É natural, compreensível, que o poder incumbente esteja no
centro das atenções. Em regimes presidencialistas, o chefe do Poder Executivo
ocupa lugar privilegiado. Não é surpresa que Jair Bolsonaro – que, como sabido,
tem Trump como modelo – tenha visibilidade na mídia muito superior à de outras
lideranças políticas. A Folha de S.Paulo (31/12/2019) listou suas próprias
manchetes do ano, 365. Bolsonaro ocupa posição mais de duas vezes superior à do
segundo colocado (governo); e está mais de três vezes e meia à frente do
terceiro colocado – Lava Jato e Previdência, empatadas.
E quais os traços centrais dessa política presidencializada
que caracteriza o Brasil de hoje e tende a predominar ao longo do próximo
triênio? Decididamente, o presidencialismo à brasileira não é, desde a eleição
de Bolsonaro, o conhecido presidencialismo de coalizão. Além de rejeitar
coligações partidárias no Congresso, nosso presidente implodiu o próprio
partido pelo qual foi eleito. (As liberações para emendas parlamentares, no
entanto, bateram recorde em 2019.) Tampouco tem sido um presidencialismo de
cooptação, de animação ou de isolação, como já os tivemos.

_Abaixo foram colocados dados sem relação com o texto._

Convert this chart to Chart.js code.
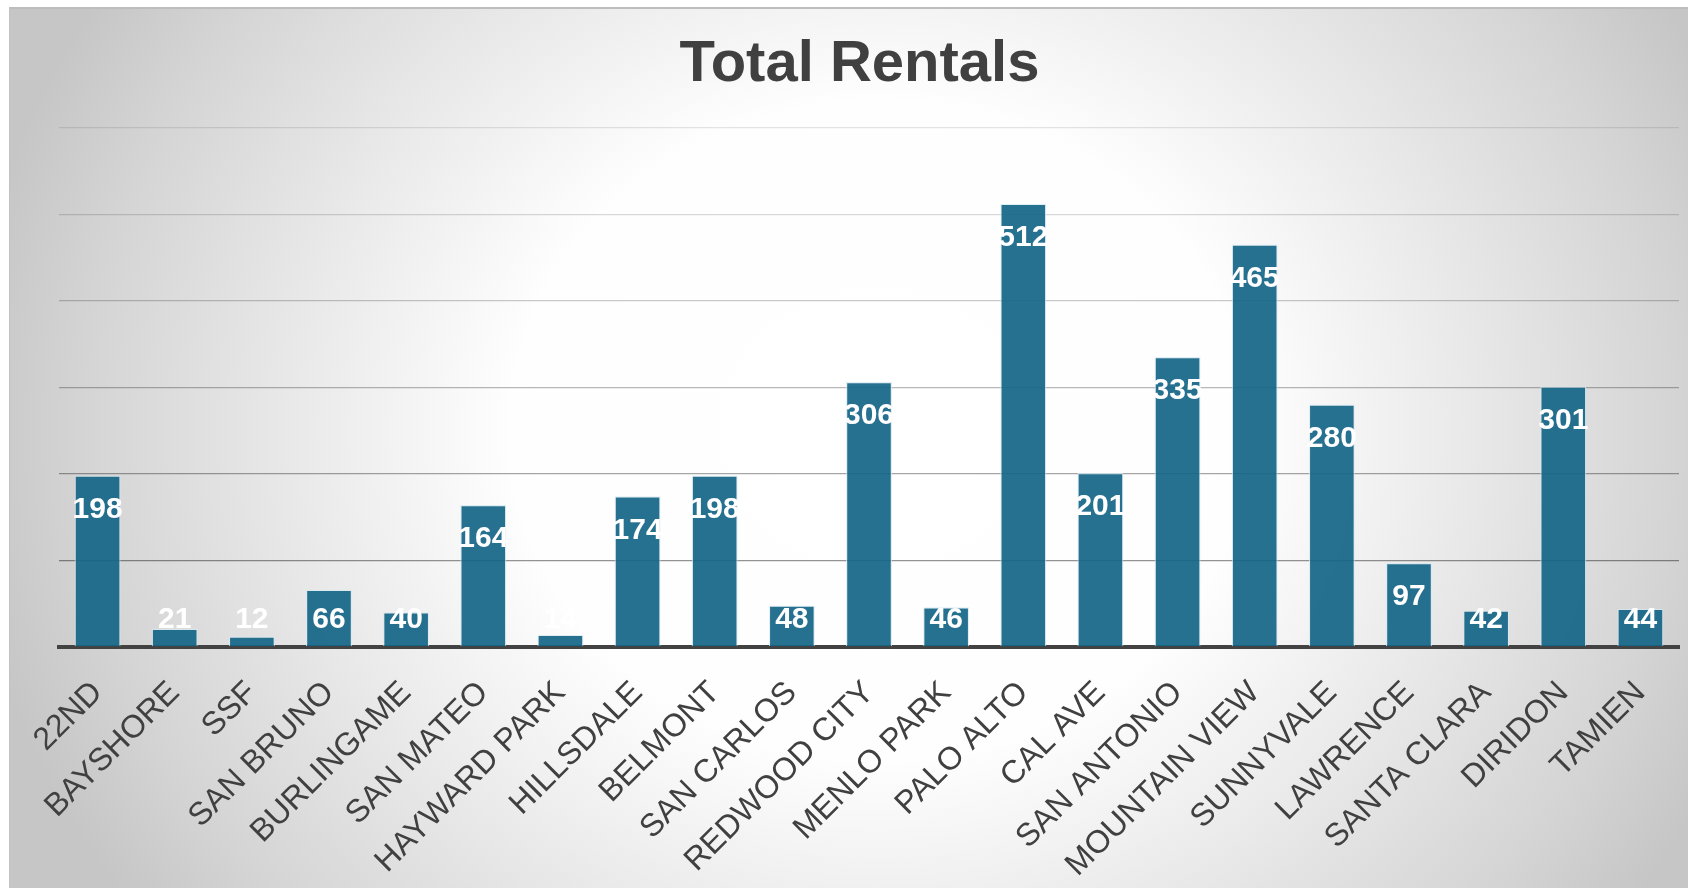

O nosso é um caso de presidencialismo de confrontação, à
moda de Trump, para manter um eleitorado fiel permanentemente mobilizado. Para
quê? Para 2022, decerto; talvez já para 2020, se o novo partido estiver
regularizado até lá. E para mais também, talvez. O principal mentor intelectual
de Bolsonaro, filhos e alguns ministros assim se expressou em vídeo recente(outubro
de 2019): “A política não é uma luta de ideias, é uma luta de pessoas e de
grupos. Tem que parar com essas concepções ideológicas gerais que não levam a
parte alguma. O que você tem que saber é exatamente o que fazer no momento
decisivo”. Ainda em outubro de 2019, via tuíte, já havia postado que “só uma
coisa pode salvar o Brasil: a união indissolúvel de povo, presidente e Forças
Armadas”. O que seria o mencionado momento decisivo? Ainda cumpre esclarecer.

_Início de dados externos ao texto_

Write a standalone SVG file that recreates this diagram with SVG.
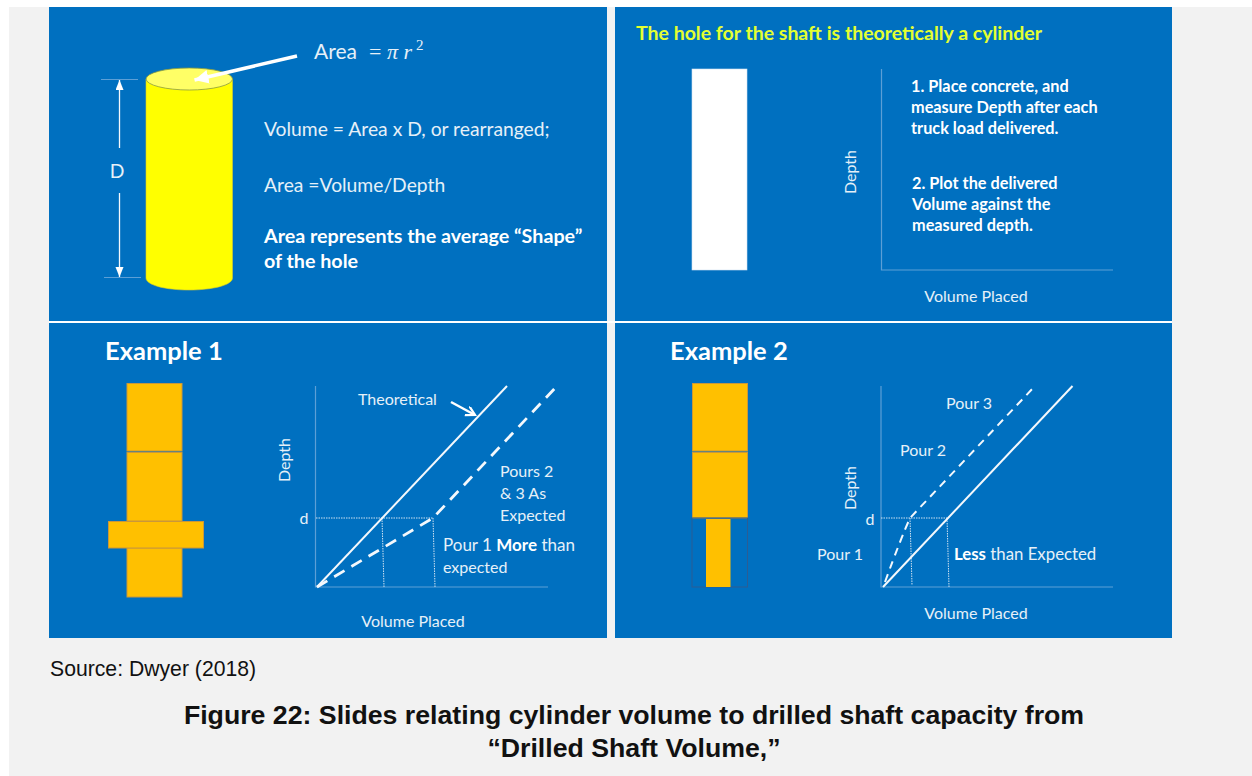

A pergunta feita por Pedro Doria, relembrada acima, faz
pensar em Aldous Huxley: “A sobrevivência da democracia depende da capacidade
de um grande número de pessoas de fazer escolhas realistas à luz de informação
adequada”. A observação, feita em 1958 (Admirável Mundo Novo Revisitado), permanece
tão atual quanto relevante. Raymond Aron sempre apontou o fato de que, no mundo
da política, crenças prevalecentes numa sociedade podem e devem ser vistas como
parte integrante de teias de fatos, percepções e circunstâncias que configuram
aquilo que chamamos realidade. Keynes, a seu turno, atribuía grande importância
ao que denominou degrees of belief (graus do acreditar) prevalecentes em
determinada sociedade. Entre nós, o tema foi tratado com brilhantismo por
Eduardo Giannetti em seu livro O Mercado das Crenças, que antecipou os estudos
do Prêmio Nobel Jean Tirole sobre produção, consumo e investimento em crenças.

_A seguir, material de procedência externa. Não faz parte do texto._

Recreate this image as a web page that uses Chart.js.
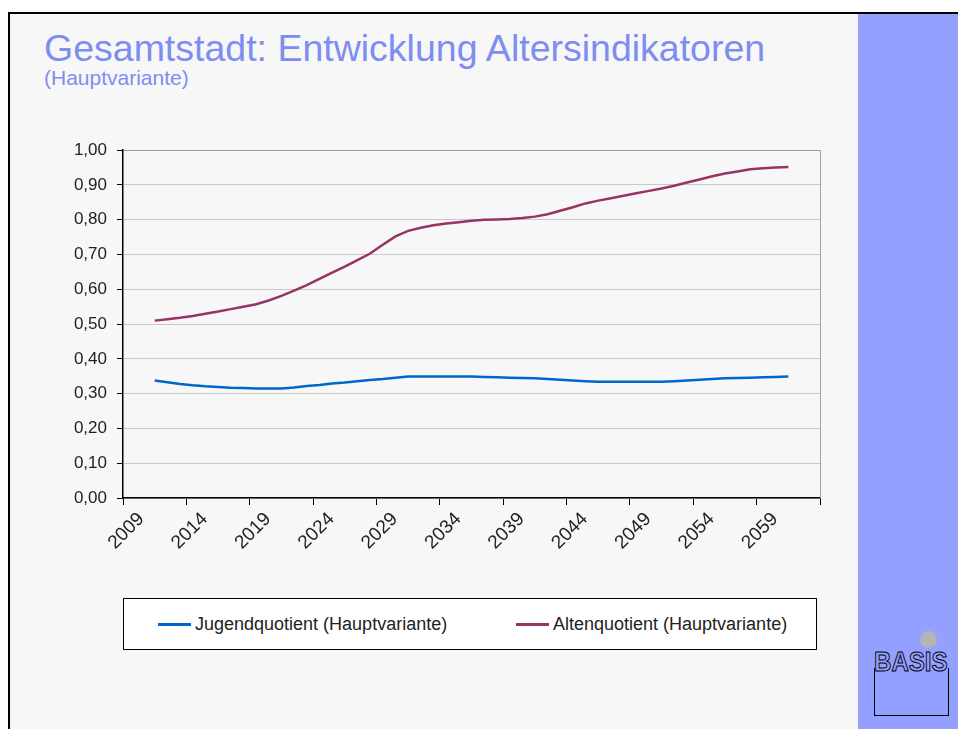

São todas, segundo penso, observações mais que relevantes para o Brasil de
hoje.
Em Diários Intermitentes (póstumo, recém-lançado), Celso
Furtado reflete sobre os políticos profissionais que conheceu de perto: “... um
político puro, em última instância, decide em função das chances pessoais que
tem para continuar ocupando espaço”. A observação é verdadeira, mas pode ser
ampliada: não existe vácuo na política, espaços estão sempre a ser disputados.
A estratégia voltada para a sua conquista, manutenção ou ampliação é
constantemente revisitada à luz de fatos novos, crenças pessoais e, espera-se,
alguns valores, lealdades, princípios e espírito público.
O papel de lideranças políticas responsáveis, em particular
do presidente da República e seus principais colaboradores, é o de contribuir
para reduzir – e não aumentar – os graus de incerteza sobre o futuro. Não com
promessas, bravatas e discursos contra inimigos do País e do povo, internos ou
externos. Mas com propostas de políticas públicas, o que exige exercício
consistente de abertura ao diálogo, com base em moderação, serenidade, postura
e compostura; exercício apto a inspirar um mínimo de confiança e cooperação na
busca de (compartilhados) objetivos maiores. Árdua tarefa.”